╔══

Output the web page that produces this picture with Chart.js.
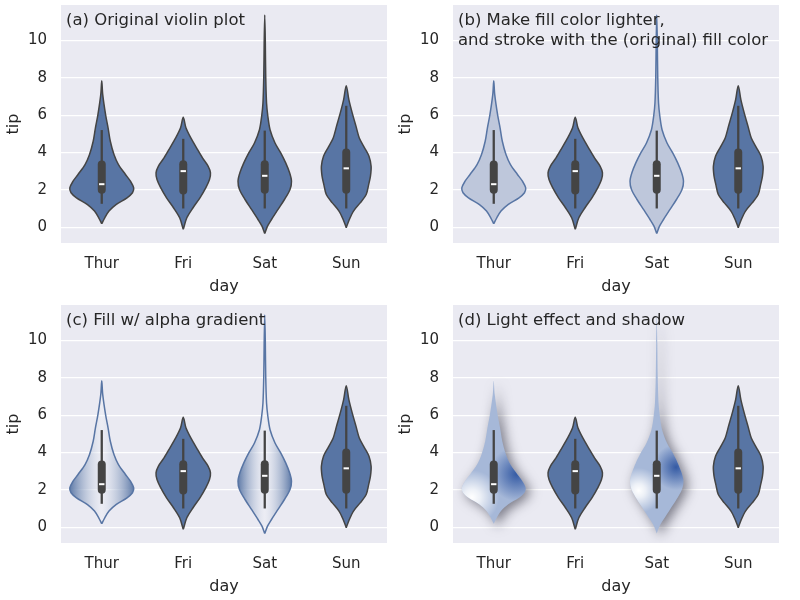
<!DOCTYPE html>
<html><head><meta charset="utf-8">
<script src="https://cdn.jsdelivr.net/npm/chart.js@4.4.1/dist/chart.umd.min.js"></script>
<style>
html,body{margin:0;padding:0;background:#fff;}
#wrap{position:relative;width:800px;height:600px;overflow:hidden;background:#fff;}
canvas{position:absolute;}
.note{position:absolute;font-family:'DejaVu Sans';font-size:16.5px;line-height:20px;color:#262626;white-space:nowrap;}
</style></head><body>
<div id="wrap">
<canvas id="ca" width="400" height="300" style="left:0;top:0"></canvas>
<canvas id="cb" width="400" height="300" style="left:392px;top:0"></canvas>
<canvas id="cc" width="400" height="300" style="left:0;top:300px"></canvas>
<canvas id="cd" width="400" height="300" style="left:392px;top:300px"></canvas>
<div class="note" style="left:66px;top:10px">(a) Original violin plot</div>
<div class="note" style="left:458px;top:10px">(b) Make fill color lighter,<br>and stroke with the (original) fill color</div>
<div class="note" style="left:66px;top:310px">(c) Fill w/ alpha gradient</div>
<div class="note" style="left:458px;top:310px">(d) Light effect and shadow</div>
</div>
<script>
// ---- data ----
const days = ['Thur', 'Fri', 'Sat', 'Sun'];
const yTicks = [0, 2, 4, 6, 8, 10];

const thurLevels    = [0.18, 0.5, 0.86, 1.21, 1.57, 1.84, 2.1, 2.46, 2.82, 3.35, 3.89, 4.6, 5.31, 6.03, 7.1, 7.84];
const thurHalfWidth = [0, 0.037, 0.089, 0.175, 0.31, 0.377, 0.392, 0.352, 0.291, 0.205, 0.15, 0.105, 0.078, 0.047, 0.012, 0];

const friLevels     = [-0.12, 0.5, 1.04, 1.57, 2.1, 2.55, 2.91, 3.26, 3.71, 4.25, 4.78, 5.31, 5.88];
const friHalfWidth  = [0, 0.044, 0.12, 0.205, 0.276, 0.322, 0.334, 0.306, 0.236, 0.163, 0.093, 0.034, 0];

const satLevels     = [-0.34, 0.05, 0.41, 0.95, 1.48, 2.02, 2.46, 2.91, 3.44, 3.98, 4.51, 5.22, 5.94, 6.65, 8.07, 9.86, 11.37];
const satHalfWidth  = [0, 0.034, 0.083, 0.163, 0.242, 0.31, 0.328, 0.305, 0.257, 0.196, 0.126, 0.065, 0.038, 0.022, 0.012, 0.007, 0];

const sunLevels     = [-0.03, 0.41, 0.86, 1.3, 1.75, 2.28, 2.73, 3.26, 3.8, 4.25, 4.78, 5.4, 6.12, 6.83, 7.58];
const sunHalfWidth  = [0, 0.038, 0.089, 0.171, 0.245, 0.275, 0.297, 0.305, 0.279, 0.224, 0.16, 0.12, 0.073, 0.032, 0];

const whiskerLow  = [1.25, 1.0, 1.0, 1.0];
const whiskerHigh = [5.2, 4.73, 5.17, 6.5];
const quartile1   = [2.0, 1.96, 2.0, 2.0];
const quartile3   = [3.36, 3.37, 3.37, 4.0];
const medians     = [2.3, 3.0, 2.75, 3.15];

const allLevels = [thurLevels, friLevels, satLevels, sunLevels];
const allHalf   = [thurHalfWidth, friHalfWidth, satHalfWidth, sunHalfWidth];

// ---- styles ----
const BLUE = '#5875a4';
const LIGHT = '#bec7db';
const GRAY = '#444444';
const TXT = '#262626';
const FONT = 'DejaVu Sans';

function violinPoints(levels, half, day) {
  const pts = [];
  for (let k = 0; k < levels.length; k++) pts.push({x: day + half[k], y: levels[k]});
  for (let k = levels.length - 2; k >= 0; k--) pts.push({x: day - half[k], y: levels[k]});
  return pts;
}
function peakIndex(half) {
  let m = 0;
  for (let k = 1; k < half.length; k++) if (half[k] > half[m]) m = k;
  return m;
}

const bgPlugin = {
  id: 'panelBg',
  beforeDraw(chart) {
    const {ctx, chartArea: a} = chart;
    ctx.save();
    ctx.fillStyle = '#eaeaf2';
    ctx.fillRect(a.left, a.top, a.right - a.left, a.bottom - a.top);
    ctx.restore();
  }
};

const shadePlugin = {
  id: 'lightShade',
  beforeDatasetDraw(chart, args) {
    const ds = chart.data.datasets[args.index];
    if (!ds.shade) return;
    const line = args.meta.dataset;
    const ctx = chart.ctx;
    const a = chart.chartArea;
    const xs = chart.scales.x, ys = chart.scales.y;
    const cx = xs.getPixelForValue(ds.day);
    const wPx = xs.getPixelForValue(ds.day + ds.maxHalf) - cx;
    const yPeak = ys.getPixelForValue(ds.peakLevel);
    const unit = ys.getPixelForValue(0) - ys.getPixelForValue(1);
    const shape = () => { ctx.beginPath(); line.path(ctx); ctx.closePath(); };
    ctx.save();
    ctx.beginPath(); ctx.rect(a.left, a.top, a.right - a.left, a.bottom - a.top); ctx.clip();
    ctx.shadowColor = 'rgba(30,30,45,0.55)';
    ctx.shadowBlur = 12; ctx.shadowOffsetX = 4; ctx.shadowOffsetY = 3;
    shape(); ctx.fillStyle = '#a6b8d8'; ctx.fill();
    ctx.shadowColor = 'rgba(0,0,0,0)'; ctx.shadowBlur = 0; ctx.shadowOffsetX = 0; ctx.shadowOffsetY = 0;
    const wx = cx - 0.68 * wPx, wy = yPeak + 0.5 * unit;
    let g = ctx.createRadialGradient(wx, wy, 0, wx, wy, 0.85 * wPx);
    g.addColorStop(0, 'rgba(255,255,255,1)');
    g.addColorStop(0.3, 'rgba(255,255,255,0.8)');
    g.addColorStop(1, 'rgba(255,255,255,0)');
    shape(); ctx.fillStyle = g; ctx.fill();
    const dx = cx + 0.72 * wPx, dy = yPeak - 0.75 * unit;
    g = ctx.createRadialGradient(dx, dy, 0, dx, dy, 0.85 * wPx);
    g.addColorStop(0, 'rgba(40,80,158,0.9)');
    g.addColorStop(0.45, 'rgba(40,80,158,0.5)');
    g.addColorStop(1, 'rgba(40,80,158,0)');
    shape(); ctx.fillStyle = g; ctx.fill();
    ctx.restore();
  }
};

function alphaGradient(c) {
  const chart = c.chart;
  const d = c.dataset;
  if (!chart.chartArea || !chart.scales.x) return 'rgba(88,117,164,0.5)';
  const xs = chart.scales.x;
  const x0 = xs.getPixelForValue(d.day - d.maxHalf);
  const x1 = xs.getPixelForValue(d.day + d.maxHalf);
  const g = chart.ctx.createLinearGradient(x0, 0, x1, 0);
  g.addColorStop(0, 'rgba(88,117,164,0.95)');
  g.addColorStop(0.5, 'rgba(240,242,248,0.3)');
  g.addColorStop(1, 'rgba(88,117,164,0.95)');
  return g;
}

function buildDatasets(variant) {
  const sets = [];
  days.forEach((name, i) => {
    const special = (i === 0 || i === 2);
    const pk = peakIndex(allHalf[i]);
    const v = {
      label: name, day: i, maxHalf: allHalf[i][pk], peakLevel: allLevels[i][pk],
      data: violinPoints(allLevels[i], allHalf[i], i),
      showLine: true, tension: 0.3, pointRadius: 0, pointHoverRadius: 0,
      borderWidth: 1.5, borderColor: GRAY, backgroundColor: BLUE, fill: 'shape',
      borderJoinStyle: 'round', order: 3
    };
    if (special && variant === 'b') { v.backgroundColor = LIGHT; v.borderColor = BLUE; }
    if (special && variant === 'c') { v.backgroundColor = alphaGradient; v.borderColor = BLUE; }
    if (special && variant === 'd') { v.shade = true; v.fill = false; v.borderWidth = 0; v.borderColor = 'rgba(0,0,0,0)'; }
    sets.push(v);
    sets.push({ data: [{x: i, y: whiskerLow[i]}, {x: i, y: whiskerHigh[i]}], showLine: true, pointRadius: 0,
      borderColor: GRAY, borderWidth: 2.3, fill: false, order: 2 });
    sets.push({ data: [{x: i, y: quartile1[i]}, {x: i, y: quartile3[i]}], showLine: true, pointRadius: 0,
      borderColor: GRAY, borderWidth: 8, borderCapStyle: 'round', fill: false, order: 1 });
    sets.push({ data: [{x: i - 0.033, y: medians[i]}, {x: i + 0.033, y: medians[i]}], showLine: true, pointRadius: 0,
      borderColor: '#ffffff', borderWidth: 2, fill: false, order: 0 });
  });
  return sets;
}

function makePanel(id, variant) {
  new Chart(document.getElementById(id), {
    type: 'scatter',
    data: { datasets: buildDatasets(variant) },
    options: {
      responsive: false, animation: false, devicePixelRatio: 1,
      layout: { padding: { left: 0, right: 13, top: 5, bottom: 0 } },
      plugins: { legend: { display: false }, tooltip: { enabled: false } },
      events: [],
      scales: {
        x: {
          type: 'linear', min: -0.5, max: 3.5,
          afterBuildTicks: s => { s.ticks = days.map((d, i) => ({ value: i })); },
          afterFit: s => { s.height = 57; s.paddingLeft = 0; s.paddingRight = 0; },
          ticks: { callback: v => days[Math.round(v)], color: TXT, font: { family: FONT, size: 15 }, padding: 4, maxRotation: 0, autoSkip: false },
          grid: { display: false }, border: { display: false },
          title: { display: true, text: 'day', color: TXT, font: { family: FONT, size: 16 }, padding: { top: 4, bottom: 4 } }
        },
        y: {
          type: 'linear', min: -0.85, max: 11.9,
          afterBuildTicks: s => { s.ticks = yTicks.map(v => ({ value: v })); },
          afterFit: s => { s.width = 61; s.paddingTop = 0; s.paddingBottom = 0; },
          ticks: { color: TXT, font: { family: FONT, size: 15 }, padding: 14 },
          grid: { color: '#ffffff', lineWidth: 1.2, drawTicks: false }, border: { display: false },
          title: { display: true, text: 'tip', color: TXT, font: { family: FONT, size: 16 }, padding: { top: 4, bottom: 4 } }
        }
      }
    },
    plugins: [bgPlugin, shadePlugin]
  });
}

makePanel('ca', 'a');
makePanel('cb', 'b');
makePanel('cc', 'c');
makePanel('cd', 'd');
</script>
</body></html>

╚══

Pick out the lines that include the word "with" and write them out.

Solution below:
Output the web page that produces this picture with Chart.js.
<div class="note" style="left:458px;top:10px">(b) Make fill color lighter,<br>and stroke with the (original) fill color</div>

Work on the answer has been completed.